Fig. 4 (a) shows accuracy and loss during 300 epochs training process. The validation set contains 1,000 images separated from the inference set. To provide more insight of the performance difference between baseline and the proposed design, Fig. 4 (b) shows six embedding space visualizations of MobileNetV2 and ScieNet with MobileNetV2. The embedding space is taken between the two fully connected layers. For the three different levels of input noise, it can be observed that baseline network’s capability to separate classes distinctively at high dimensional space decreases quickly with increasing noise level. When input images are clean the vectors in embedding space distribute into ten clusters with little overlap. As SNR drops to 25 dB shapes of clusters are still maintained but the distance between them shrinks and overlap increases. At 15 dB the network fails to provide meaningful clustering. On the other hand, the proposed design is able to maintained good separation between mapped vectors for each class from no noise to 25 dB. At 15 dB its clustering capability is affected but the deterioration is much lower than baseline.
Accuracy with Rainy images
As shown in Table. 2, for all baseline networks tested, when rain drops are present in images, classification accuracy is decreased. For MobileNetV2, which is the smallest network tested, accuracy drop is more significant than the other two baseline. Under heavy rain condition, MobileNetV2 loses more than 40% accuracy, while ResNet and DenseNet lose around 20%. This demonstrates that structured perturbation has negative impact on deep learning performance and should not be overlooked. For ScieNet, performance is improved over all three baselines for both light and heavy rain conditions. Similar to the noisy input condition, ScieNet implemented with MobileNetV2 shows most accuracy gain.

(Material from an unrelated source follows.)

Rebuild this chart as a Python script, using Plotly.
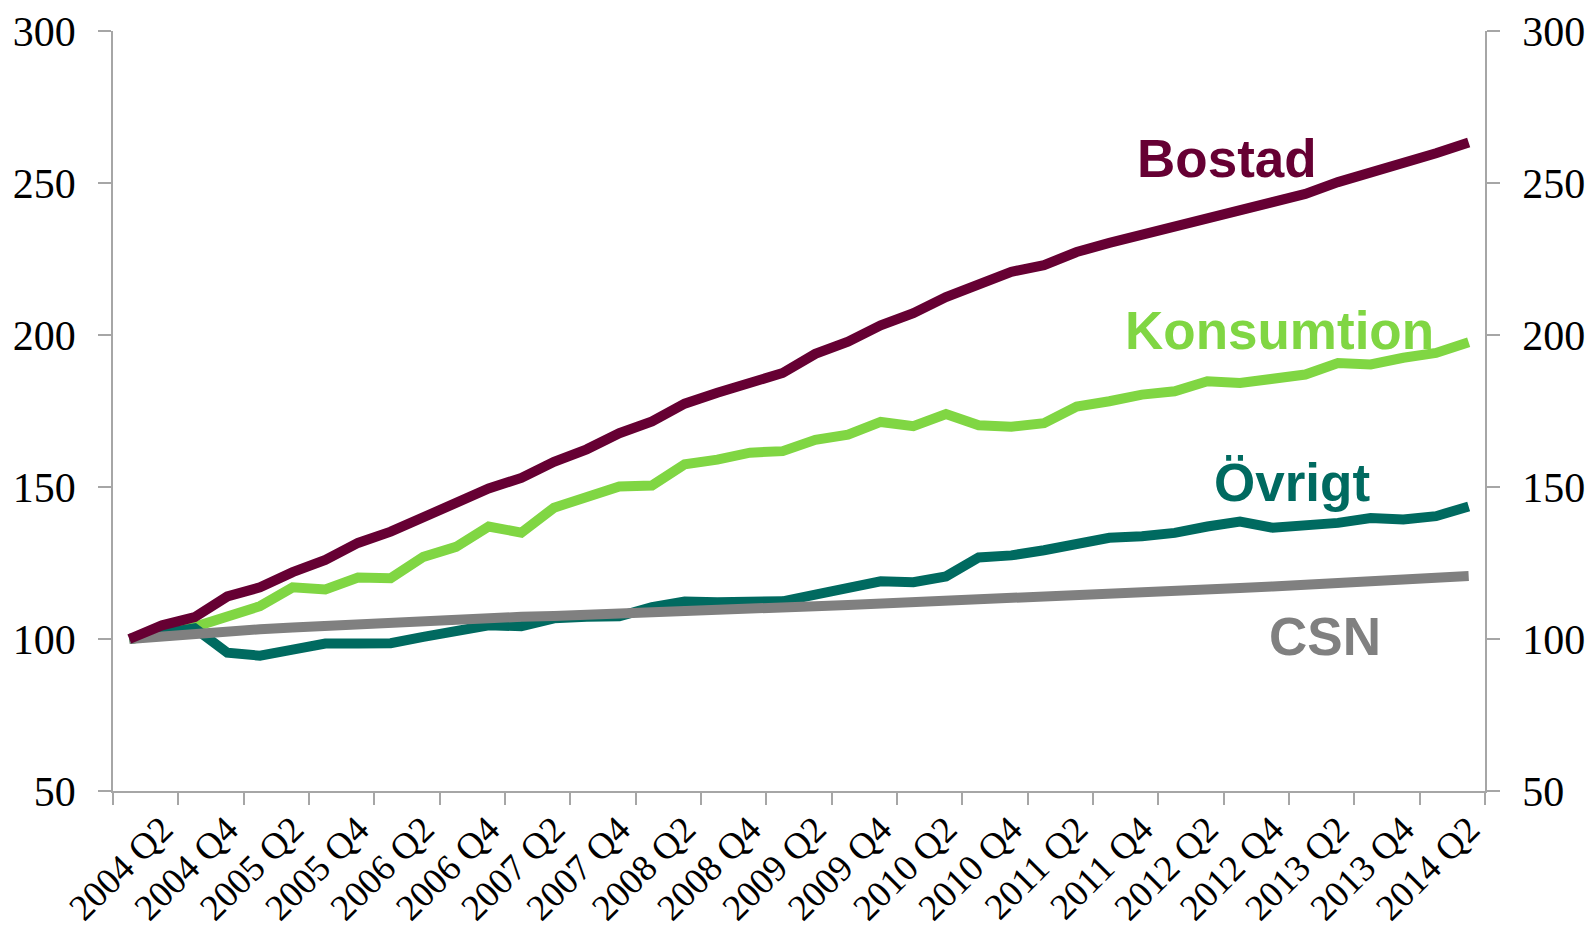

The real-life rainy footage we test contains a stationary car, and the comparison is between MobileNetV2 and ScieNet with MobileNetV2. Over all frames of the footage MobileNetV2 successfully classifies 87% of them, while for ScieNet, 100%. Probability of the top class from each network is shown in Fig. 5. The probability from the baseline network varies over different frames of the footage and at several cases the network classify the object incorrectly as ship. ScieNet, on the other hand, differentiates its performance as its output is more stable: probability of the top class remains at 0.99 over all frames.
|Model||Clean||Light rain||Heavy rain|
|ScieNet with MobileNetV2||91.32||85.89||59.94|
|ScieNet with ResNet101||93.52||88.14||74.96|
|ScieNet with DenseNet121||93.07||87.50||75.01|
We present a hybrid deep learning architecture called ScieNet, which is an integration of statistical machine learning and neuro-inspired learning models. It uses neuro-inspired learning to extract contextual information and DNN to perform classification on the context-space. The experimental results show that classification using ScieNet is resilient to stochastic (noisy) and structured (rainy) perturbation of inputs. More importantly, ScieNet demonstrates robust classification without the need for prior training on perturbed images. In conclusion, ScieNet integrates neuro-inspired and statistical learning to create an attractive AI architecture for applications interacting with physical world, such as autonomous systems. Our future work will extend ScieNet to complex applications beyond image classification, for example, in decision-making, where imperfect input is the normal, not an aberration.